Records with drawing code:
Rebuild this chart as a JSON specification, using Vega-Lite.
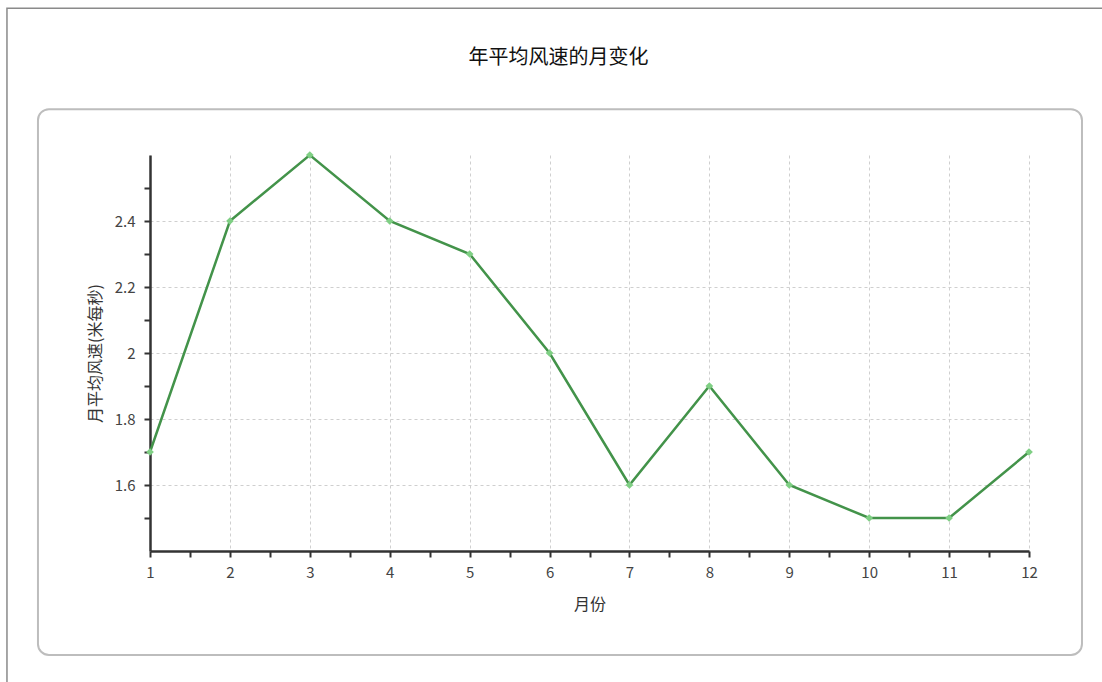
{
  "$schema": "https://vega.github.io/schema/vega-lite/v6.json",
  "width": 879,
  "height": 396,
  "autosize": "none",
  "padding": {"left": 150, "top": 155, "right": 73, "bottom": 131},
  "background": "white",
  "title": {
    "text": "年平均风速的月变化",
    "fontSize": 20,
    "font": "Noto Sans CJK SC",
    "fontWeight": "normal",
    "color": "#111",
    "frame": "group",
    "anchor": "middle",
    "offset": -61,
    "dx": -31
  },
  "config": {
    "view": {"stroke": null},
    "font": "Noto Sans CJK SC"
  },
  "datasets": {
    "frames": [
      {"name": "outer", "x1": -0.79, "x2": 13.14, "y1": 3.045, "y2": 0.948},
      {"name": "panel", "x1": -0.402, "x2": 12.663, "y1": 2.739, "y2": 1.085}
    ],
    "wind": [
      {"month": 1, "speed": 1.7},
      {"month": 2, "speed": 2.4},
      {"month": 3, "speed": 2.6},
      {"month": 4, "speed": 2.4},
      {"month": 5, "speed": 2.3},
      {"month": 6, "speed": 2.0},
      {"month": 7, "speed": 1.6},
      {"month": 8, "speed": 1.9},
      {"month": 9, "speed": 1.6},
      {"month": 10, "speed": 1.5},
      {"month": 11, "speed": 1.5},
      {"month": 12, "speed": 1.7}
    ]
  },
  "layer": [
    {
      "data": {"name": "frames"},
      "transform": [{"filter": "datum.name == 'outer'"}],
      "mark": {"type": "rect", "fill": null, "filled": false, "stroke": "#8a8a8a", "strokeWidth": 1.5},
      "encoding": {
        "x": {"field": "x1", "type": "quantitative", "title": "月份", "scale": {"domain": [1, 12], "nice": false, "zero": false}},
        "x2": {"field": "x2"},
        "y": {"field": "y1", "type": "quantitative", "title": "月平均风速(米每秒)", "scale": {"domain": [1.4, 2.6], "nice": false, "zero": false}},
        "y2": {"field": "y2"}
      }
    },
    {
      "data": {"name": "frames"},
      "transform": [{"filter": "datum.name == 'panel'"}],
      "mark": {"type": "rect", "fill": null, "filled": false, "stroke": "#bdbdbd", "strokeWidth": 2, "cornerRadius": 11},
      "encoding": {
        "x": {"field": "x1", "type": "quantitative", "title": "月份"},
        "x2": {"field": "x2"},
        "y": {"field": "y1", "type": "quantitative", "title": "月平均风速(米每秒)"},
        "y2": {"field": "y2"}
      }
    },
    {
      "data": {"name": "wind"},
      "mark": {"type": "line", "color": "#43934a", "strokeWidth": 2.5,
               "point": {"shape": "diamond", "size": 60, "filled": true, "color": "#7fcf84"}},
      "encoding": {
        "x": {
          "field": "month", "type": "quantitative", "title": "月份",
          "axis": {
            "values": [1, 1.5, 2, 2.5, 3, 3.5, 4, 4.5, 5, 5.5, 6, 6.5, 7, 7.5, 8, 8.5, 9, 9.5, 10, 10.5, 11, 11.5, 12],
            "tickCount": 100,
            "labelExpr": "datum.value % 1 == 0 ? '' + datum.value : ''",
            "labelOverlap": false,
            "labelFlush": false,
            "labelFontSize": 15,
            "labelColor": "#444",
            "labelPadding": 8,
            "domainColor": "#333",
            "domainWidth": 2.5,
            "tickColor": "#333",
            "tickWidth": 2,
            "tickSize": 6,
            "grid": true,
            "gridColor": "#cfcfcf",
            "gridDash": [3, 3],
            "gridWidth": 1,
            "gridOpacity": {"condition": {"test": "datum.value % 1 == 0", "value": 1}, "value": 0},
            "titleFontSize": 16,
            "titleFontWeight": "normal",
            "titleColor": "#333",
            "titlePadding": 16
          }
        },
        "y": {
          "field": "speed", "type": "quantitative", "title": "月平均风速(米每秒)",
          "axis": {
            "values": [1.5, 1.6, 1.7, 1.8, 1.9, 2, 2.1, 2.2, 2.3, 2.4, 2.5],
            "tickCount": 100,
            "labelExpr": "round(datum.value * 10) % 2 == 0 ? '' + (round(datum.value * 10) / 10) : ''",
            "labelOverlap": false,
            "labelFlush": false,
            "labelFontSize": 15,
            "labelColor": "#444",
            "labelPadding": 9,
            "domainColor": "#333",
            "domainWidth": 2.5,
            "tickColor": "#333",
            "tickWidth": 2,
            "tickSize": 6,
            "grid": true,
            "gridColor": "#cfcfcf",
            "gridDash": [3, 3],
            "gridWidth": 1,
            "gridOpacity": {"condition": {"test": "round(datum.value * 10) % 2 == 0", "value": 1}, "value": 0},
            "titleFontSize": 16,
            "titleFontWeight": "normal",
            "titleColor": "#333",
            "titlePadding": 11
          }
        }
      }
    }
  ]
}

---

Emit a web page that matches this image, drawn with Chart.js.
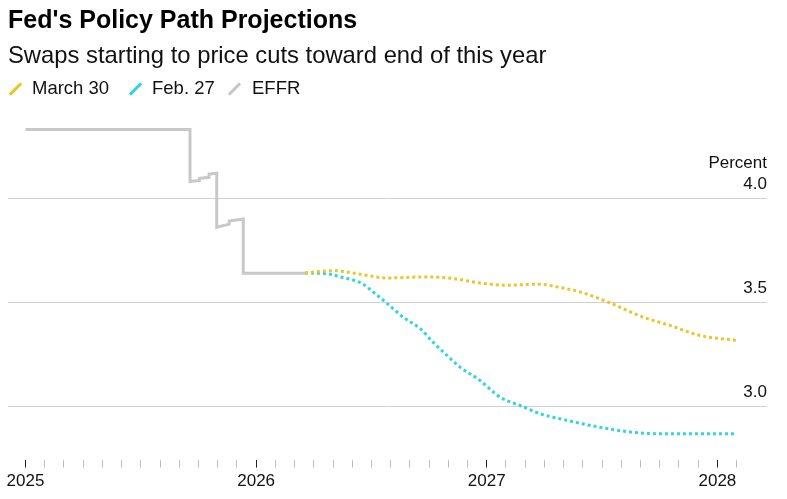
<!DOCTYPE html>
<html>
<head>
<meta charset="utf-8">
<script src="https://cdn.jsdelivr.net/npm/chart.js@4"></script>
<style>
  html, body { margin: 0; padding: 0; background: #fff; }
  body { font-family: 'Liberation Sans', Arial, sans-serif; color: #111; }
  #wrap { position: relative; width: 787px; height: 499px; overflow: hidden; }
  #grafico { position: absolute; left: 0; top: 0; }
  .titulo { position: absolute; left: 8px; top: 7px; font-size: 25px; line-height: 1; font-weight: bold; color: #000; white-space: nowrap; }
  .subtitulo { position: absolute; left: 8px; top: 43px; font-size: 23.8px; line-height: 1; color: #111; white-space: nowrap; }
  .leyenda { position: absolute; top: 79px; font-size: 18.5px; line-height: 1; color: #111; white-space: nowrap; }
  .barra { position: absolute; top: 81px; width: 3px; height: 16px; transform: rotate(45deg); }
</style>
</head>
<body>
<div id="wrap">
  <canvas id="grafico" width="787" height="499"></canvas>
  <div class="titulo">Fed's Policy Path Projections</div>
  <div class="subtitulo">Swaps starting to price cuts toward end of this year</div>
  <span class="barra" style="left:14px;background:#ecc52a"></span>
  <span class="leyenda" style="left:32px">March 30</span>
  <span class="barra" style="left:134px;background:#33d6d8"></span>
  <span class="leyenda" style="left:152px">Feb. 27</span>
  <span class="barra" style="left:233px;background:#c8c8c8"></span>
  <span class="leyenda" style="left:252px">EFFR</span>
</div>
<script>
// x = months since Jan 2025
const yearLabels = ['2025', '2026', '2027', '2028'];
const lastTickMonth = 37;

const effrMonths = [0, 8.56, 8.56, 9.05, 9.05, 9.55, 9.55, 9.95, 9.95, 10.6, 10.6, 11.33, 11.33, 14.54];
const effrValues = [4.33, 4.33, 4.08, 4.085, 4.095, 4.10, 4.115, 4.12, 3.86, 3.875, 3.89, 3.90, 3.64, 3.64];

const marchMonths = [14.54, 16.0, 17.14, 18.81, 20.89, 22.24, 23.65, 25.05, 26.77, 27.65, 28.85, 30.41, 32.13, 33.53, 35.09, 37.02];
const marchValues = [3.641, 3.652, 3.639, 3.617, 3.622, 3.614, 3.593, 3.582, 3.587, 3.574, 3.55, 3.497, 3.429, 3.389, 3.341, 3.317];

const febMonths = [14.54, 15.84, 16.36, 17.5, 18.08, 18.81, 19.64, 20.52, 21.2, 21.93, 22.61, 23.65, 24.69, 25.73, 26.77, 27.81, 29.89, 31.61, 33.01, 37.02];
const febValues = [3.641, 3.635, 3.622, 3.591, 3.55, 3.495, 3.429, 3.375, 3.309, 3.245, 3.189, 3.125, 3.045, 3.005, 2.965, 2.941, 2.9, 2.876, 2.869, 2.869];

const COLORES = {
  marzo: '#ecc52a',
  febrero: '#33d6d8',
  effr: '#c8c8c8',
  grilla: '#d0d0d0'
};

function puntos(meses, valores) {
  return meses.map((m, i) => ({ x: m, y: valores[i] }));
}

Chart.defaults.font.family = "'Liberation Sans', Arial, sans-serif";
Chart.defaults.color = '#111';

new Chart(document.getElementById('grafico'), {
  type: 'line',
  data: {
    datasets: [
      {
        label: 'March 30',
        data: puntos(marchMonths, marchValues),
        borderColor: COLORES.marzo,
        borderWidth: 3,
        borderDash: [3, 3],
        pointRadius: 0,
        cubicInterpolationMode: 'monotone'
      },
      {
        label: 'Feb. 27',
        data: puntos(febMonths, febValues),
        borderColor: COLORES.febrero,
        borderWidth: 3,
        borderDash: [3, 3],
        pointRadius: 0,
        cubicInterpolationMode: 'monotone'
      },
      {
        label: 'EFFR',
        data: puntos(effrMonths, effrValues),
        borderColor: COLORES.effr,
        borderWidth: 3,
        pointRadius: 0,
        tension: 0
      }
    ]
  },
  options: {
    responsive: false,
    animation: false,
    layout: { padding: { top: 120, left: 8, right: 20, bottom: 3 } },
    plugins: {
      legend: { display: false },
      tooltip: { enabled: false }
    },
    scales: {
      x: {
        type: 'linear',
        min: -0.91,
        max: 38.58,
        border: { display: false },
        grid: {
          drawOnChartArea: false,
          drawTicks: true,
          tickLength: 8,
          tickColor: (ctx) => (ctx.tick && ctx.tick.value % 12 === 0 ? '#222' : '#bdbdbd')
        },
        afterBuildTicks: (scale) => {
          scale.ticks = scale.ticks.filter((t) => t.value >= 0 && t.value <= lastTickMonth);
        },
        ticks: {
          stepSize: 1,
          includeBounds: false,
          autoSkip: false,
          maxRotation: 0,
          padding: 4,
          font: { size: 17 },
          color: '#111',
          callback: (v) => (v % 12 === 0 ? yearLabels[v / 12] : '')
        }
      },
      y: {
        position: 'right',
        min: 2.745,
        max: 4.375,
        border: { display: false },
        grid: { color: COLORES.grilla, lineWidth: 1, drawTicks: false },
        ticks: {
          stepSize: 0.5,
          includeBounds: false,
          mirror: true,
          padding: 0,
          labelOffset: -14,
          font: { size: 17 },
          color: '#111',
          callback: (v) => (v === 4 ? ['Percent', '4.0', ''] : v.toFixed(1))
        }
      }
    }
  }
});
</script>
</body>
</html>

**What you should do**
Lines from the one with "Emit a web page" through the one with "3.389, 3.341, 3.317];" are the only ones to quote. Quote them exactly and leave out pictures.

**Solution to the exercise**
Emit a web page that matches this image, drawn with Chart.js.
<!DOCTYPE html>
<html>
<head>
<meta charset="utf-8">
<script src="https://cdn.jsdelivr.net/npm/chart.js@4"></script>
<style>
  html, body { margin: 0; padding: 0; background: #fff; }
  body { font-family: 'Liberation Sans', Arial, sans-serif; color: #111; }
  #wrap { position: relative; width: 787px; height: 499px; overflow: hidden; }
  #grafico { position: absolute; left: 0; top: 0; }
  .titulo { position: absolute; left: 8px; top: 7px; font-size: 25px; line-height: 1; font-weight: bold; color: #000; white-space: nowrap; }
  .subtitulo { position: absolute; left: 8px; top: 43px; font-size: 23.8px; line-height: 1; color: #111; white-space: nowrap; }
  .leyenda { position: absolute; top: 79px; font-size: 18.5px; line-height: 1; color: #111; white-space: nowrap; }
  .barra { position: absolute; top: 81px; width: 3px; height: 16px; transform: rotate(45deg); }
</style>
</head>
<body>
<div id="wrap">
  <canvas id="grafico" width="787" height="499"></canvas>
  <div class="titulo">Fed's Policy Path Projections</div>
  <div class="subtitulo">Swaps starting to price cuts toward end of this year</div>
  <span class="barra" style="left:14px;background:#ecc52a"></span>
  <span class="leyenda" style="left:32px">March 30</span>
  <span class="barra" style="left:134px;background:#33d6d8"></span>
  <span class="leyenda" style="left:152px">Feb. 27</span>
  <span class="barra" style="left:233px;background:#c8c8c8"></span>
  <span class="leyenda" style="left:252px">EFFR</span>
</div>
<script>
// x = months since Jan 2025
const yearLabels = ['2025', '2026', '2027', '2028'];
const lastTickMonth = 37;

const effrMonths = [0, 8.56, 8.56, 9.05, 9.05, 9.55, 9.55, 9.95, 9.95, 10.6, 10.6, 11.33, 11.33, 14.54];
const effrValues = [4.33, 4.33, 4.08, 4.085, 4.095, 4.10, 4.115, 4.12, 3.86, 3.875, 3.89, 3.90, 3.64, 3.64];

const marchMonths = [14.54, 16.0, 17.14, 18.81, 20.89, 22.24, 23.65, 25.05, 26.77, 27.65, 28.85, 30.41, 32.13, 33.53, 35.09, 37.02];
const marchValues = [3.641, 3.652, 3.639, 3.617, 3.622, 3.614, 3.593, 3.582, 3.587, 3.574, 3.55, 3.497, 3.429, 3.389, 3.341, 3.317];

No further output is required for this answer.